Shortly after the Second World War, it was again reorganized after the second communist takeover of 1949, which occurred as a result of the Russian Red Army occupying Hungary and remaining there in accordance with the 1945 Yalta Agreement between the Western Powers and Russia. Again, all members expressing disagreement with communist ideology or being labelled as “idealists” or “bourgeois thinkers” were excluded, deported, imprisoned, or executed, with such great names among them as professor Ferenc (Francis) Orsós, the great anatomist, professor Bálint (Valentine) Hóman, the great historian, and many others. Still others had to flee the country to avoid harassment, like Albert Szent-Györgyi, the Nobel Prize winner biologist, or János (John) Selye, proposer of the “stress” theory in psychology.
As a result of its reorganization, the Academy lost its independence and became an organ of the Hungarian Communist Party, with the Academy’s party secretary as the most important person, and with many new members whose only merit was their association with the Party. The Arts Department was terminated, and the Academy was given administrative functions to become a sort of “ministry of science” of the Communist government. Still, life did not stand still, and as years passed the old members who managed to stay, together with their disciples, slowly raised the standard of scholarship in and outside of the Academy as high as circumstances could allow, and much valuable scientific work was carried out by Academicians or under their management. Many institutes were established under the auspices of the Academy to function as centers of a certain field of study, as e.g. Institute of History, Institute of Mathematics, Institute of Musicology, etc. These usually have their headquarters in Budapest, some of them with offices in other cities as well.

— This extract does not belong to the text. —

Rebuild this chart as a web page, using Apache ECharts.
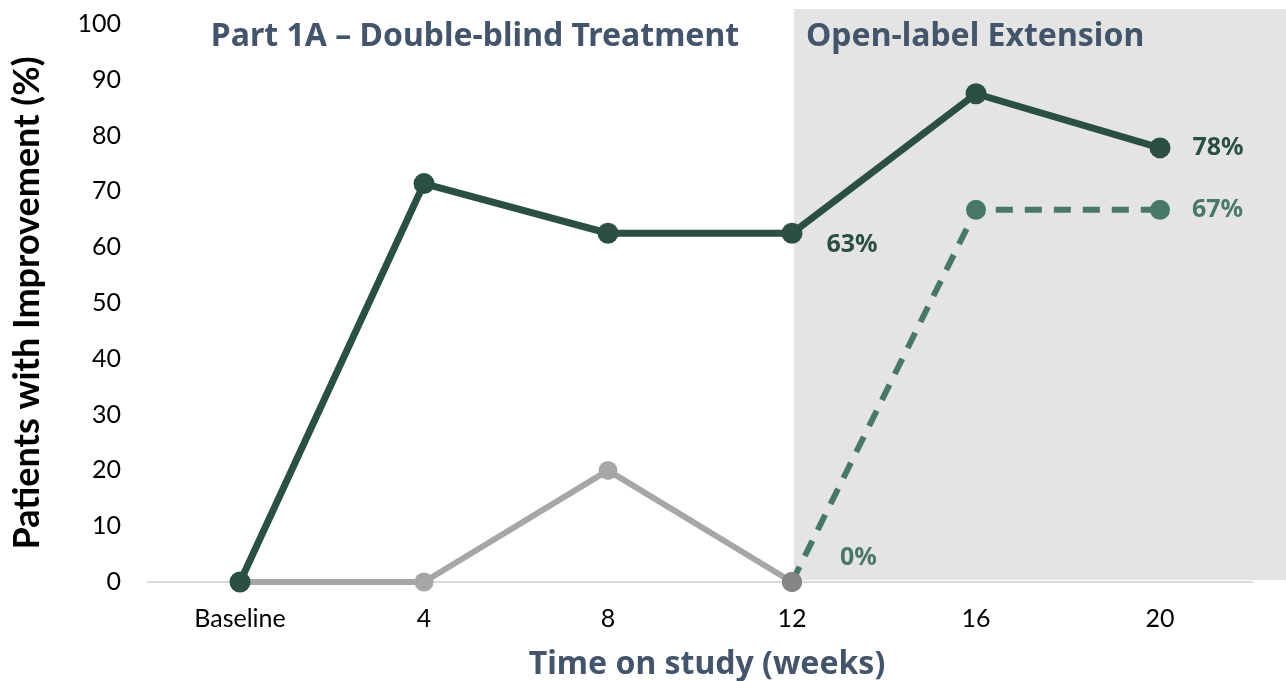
<!DOCTYPE html>
<html>
<head>
<meta charset="utf-8">
<style>
  html, body { margin: 0; padding: 0; background: #ffffff; }
  #chart { width: 1286px; height: 681px; }
</style>
<script src="https://cdn.jsdelivr.net/npm/echarts@6/dist/echarts.min.js"></script>
</head>
<body>
<div id="chart"></div>
<script>
// Time points (weeks)
const categories = ['Baseline', '4', '8', '12', '16', '20'];

// Percent of patients with improvement
const activeArm = [0, 71.4, 62.5, 62.5, 87.5, 77.8];
const placeboArm = [0, 0, 20, 0, null, null];
const placeboCrossover = [null, null, null, 0, 66.7, 66.7];

// Labelled values
const activeLabels = { 3: '63%', 5: '78%' };
const crossoverLabels = { 3: '0%', 5: '67%' };

const yTicks = [0, 10, 20, 30, 40, 50, 60, 70, 80, 90, 100];

const DARK = '#2b4f43';
const MID = '#4a7868';
const GREY = '#a6a6a6';
const SLATE = '#44546a';
const BOLD_FONT = '"Noto Sans", "Open Sans", sans-serif';
const TICK_FONT = 'Lato, sans-serif';

const chart = echarts.init(document.getElementById('chart'));

function labelled(values, labels, color, extra) {
  return values.map((v, i) => {
    if (labels[i] === undefined) return v;
    return {
      value: v,
      label: Object.assign({
        show: true,
        formatter: labels[i],
        color: color,
        fontFamily: BOLD_FONT,
        fontWeight: 'bold',
        fontSize: 25,
        position: 'right',
        distance: 20
      }, extra[i] || {})
    };
  });
}

const option = {
  animation: false,
  grid: { left: 148, right: 34, top: 24, bottom: 99, containLabel: false, outerBoundsMode: 'none' },
  xAxis: {
    type: 'category',
    data: categories,
    boundaryGap: true,
    axisLine: { lineStyle: { color: '#d9d9d9', width: 2 } },
    axisTick: { show: false },
    axisLabel: { color: '#000', fontFamily: TICK_FONT, fontSize: 25, margin: 24 },
    name: 'Time on study (weeks)',
    nameLocation: 'middle',
    nameGap: 67,
    nameTextStyle: {
      color: SLATE, fontFamily: BOLD_FONT, fontWeight: 'bold', fontSize: 32,
      padding: [0, 0, 0, 14]
    }
  },
  yAxis: {
    type: 'value',
    min: 0,
    max: 100,
    interval: 10,
    axisLine: { show: false },
    axisTick: { show: false },
    splitLine: { show: false },
    axisLabel: {
      color: '#000', fontFamily: TICK_FONT, fontSize: 25, margin: 27,
      formatter: v => yTicks.includes(v) ? String(v) : ''
    },
    name: 'Patients with Improvement (%)',
    nameLocation: 'middle',
    nameGap: 103,
    nameRotate: 90,
    nameTextStyle: { color: '#000', fontFamily: 'Lato, sans-serif', fontWeight: 'bold', fontSize: 36 }
  },
  series: [
    {
      type: 'line',
      data: placeboArm,
      z: 2,
      symbol: 'circle',
      symbolSize: 19,
      itemStyle: { color: GREY },
      lineStyle: { color: GREY, width: 6 },
      connectNulls: false
    },
    {
      type: 'line',
      data: labelled(placeboCrossover, crossoverLabels, MID, {
        3: { position: 'right', offset: [18, -24] },
        5: { distance: 22 }
      }),
      z: 3,
      symbol: 'circle',
      symbolSize: 20,
      itemStyle: { color: MID },
      lineStyle: { color: MID, width: 6, type: [17, 12] }
    },
    {
      type: 'line',
      data: placeboCrossover.map((v, i) => i === 3 ? v : null),
      z: 4,
      symbol: 'circle',
      symbolSize: 20,
      itemStyle: { color: '#858585' },
      lineStyle: { width: 0 }
    },
    {
      type: 'line',
      data: labelled(activeArm, activeLabels, DARK, {
        3: { offset: [4, 12] },
        5: { distance: 22 }
      }),
      z: 5,
      symbol: 'circle',
      symbolSize: 21,
      itemStyle: { color: DARK },
      lineStyle: { color: DARK, width: 7 }
    }
  ]
};

chart.setOption(option);

// Shaded open-label phase from week 12 to the right edge, plus phase titles
function drawPhases() {
  const x12 = chart.convertToPixel({ xAxisIndex: 0 }, '12');
  const x8 = chart.convertToPixel({ xAxisIndex: 0 }, '8');
  const x4 = chart.convertToPixel({ xAxisIndex: 0 }, '4');
  const y0 = chart.convertToPixel({ yAxisIndex: 0 }, 0);
  const top = 9;
  chart.setOption({
    graphic: [
      {
        type: 'rect', z: -10, silent: true,
        shape: { x: x12 + 2, y: top, width: chart.getWidth() - x12, height: y0 - 2 - top },
        style: { fill: '#e4e4e4' }
      },
      {
        type: 'text', z: 10, silent: true,
        style: {
          text: 'Part 1A \u2013 Double-blind Treatment',
          x: (x4 + x8) / 2 - 41, y: 37,
          align: 'center', verticalAlign: 'middle',
          fill: SLATE, font: 'bold 32px ' + BOLD_FONT
        }
      },
      {
        type: 'text', z: 10, silent: true,
        style: {
          text: 'Open-label Extension',
          x: x12 + 14, y: 37,
          align: 'left', verticalAlign: 'middle',
          fill: SLATE, font: 'bold 32px ' + BOLD_FONT
        }
      }
    ]
  });
}
drawPhases();
</script>
</body>
</html>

Beginning with the late 1980s, a reform process began to take place with the proposal of a new set of laws for the Academy. In 1989, many of the members, excluded and persecuted by the Communist Party, were rehabilitated. In 1990, new by-laws were adopted and the Academy did not function any longer as an administrative organ of the government. In order to rehabilitate the most outstanding members of the Arts Department that was terminated in 1949, the Academy initiated the establishment of an associated but mainly independent institution for the cultivation of Arts and Literature, as a result of which the Széchenyi Academy of Literature and Arts (Széchenyi Irodalmi
és Művészeti Akadémia) has come into being. The culmination of the reform process was the codification of the new Academy’s laws and its enactment by Parliament in 1994, which also made new by-laws necessary. The 40th Law of 1994 says that the Hungarian Academy of Sciences is a self-governed public institution for the sciences, whose main functions are the cultivation of science and art, the dissemination of the achievements of science, the promotion of research work, and the representation of Hungarian scientific life. – B: 0961, 7696, T: 7696.→Most of the persons and events have their own word entry; Yalta Conference.